Matthew quotes Jeremiah 31 as a prophecy of what would happen to the mothers of Bethlehem. We see that the prophecy doesn’t end in sadness, but hope. This is what the Lord says: “Restrain your voice from weeping and your eyes from tears, for your work will be rewarded,” declares the Lord. “They will return from the land of the enemy. So there is hope for your descendants,” declares the Lord.“Your children will return to their own land. It would take 70 years, but they would come back to the land, alive, able to resettle. And most importantly? The Messiah would come. It would just take time. The LORD would work it out. They just needed to trust. Despite the tears, God says, the exiles will return; and now Matthew, referring to Jeremiah 31:15, likewise says that, despite the tears of the Bethlehem mothers, there is hope because Messiah has escaped Herod and will ultimately reign.
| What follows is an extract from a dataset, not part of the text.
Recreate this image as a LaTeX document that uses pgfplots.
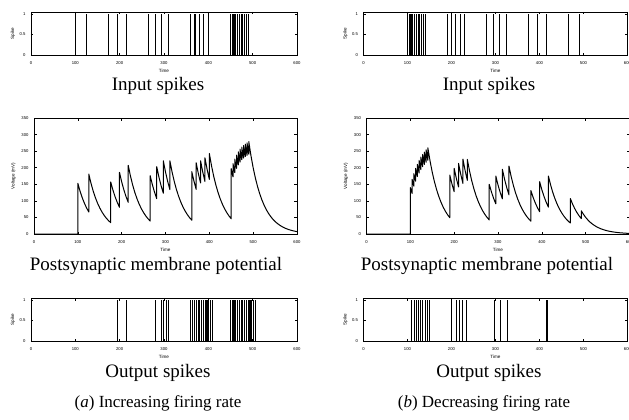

Just as God rescued the Israelites from slavery and brought them into the Promised Land, so Jesus would come out of Egypt to rescue us from slavery and bring us to the Promised Land of heaven. And this God has given us a place to hide from evil Herod as well. We hide from death within death, the death of His Son on the cross. He has given us a place to hide, not in a dream from an angel, but in the word of our Lord, in the suffering and death of Jesus. We are baptized into His death, and we eat of the body and blood shed for us. It enters us. We sing of it so beautifully in the song “Rock of Ages, cleft for me, let me hide myself in thee. May the water and the blood, from thy riven side which flowed, be of sin the double cure, cleanse me from its guilt and power.” We have a real place to flee from evil, a real place to find refuge - in the blood of Christ, at the cross. It is an ugly place and yet a beautiful place, the only place to hide. When all is said and done, we come forth alive, and enter into the Promised Land, through faith in Jesus.
Did you have a peaceful Christmas? A joyous one? Or was there a lot of stress and sadness for you? Was it a blue Christmas? More like Chevy Chase’s or Arnold Schwarzenegger’s? If you found yourself stressed out this Christmas, or alone this Christmas, in a dark place of loneliness and darkness, facing death and heartache, then remember this story. Christmas was never meant to mean that there wouldn’t be any sadness or heartache in this world. Christmas brought very tragic death and sadness. It is the world Jesus was born into and came to willingly. When the sadness of fear of death and darkness comes upon you like the forces of evil from Herod, then be like Joseph and flee to your own Egypt, your own safe place with Jesus. As long as He is with you, you’re not alone. Remember, He’s not a baby any more. You don’t have to carry Him anywhere in order to save Him. Let Him carry you to Himself, with all of His grace and mercy, in order to save you, and give you hope and peace and joy once again, even in the midst of your tears. Amen.